- Do this
Copy each line of the entries that contains the word "matplotlib".

- Data extracted from a collection
[start]

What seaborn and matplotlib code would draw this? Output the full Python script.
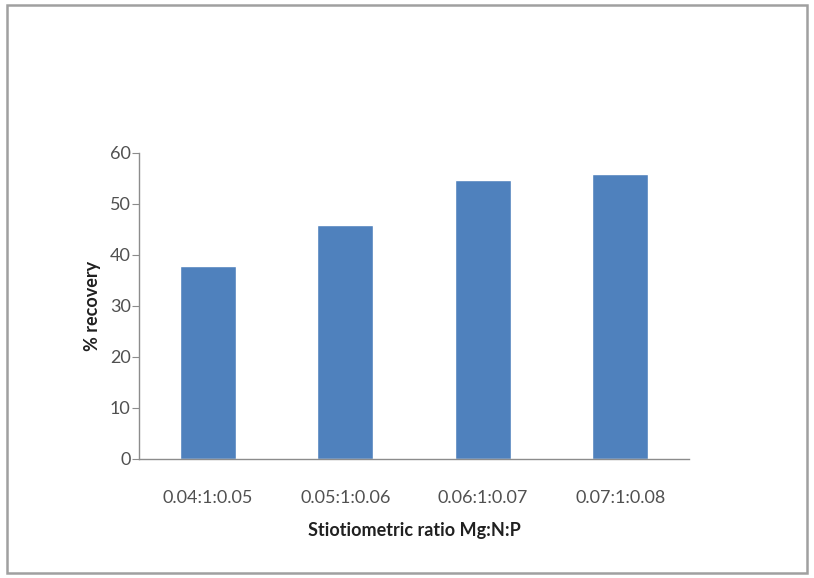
"""Recovery percentage by stoichiometric ratio."""

import pandas as pd
import matplotlib.pyplot as plt
import seaborn as sns
from matplotlib.patches import Rectangle

# Data
ratios = ["0.04:1:0.05", "0.05:1:0.06", "0.06:1:0.07", "0.07:1:0.08"]
recovery = [37.8, 45.8, 54.8, 55.8]

df = pd.DataFrame({"ratio": ratios, "recovery": recovery})

sns.set_style("white")
plt.rcParams['font.family'] = ['Lato', 'DejaVu Sans']

fig = plt.figure(figsize=(8.14, 5.78), dpi=100)
ax = fig.add_axes([0.1708, 0.2059, 0.6756, 0.5294])

sns.barplot(data=df, x="ratio", y="recovery", color="#4F81BD", saturation=1,
            width=0.41, ax=ax)

ax.set_xlim(-0.5, 3.5)
ax.set_ylim(0, 60)
ax.set_yticks(range(0, 61, 10))

# Excel-like axes
for side in ["top", "right"]:
    ax.spines[side].set_visible(False)
for side in ["left", "bottom"]:
    ax.spines[side].set_color("#8C8C8C")
    ax.spines[side].set_linewidth(1)
ax.tick_params(axis="y", length=5, color="#8C8C8C", labelsize=13,
               labelcolor="#505050", pad=1, left=True)
ax.tick_params(axis="x", length=0, labelsize=13, labelcolor="#505050", pad=22)

ax.set_xlabel("Stiotiometric ratio Mg:N:P", fontsize=13, fontweight="bold",
              color="#202020", labelpad=12)
ax.set_ylabel("% recovery", fontsize=13, fontweight="bold", color="#202020",
              labelpad=6)

# Outer frame around the chart
fig.patches.append(Rectangle((0.008, 0.008), 0.984, 0.984, transform=fig.transFigure,
                             fill=False, edgecolor="#A0A0A0", linewidth=1.8))

fig.savefig("out.png", dpi=100)
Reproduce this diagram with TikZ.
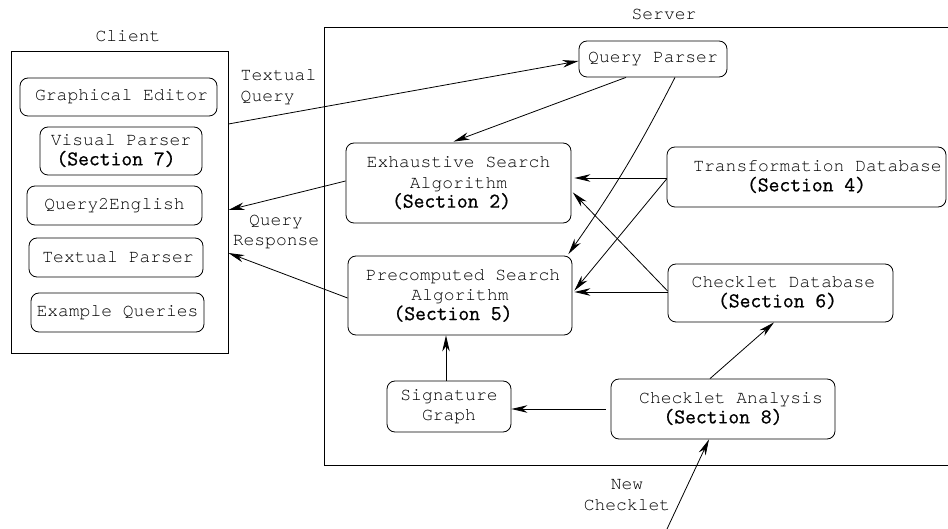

[end]

- Result below
What seaborn and matplotlib code would draw this? Output the full Python script.
import matplotlib.pyplot as plt
from matplotlib.patches import Rectangle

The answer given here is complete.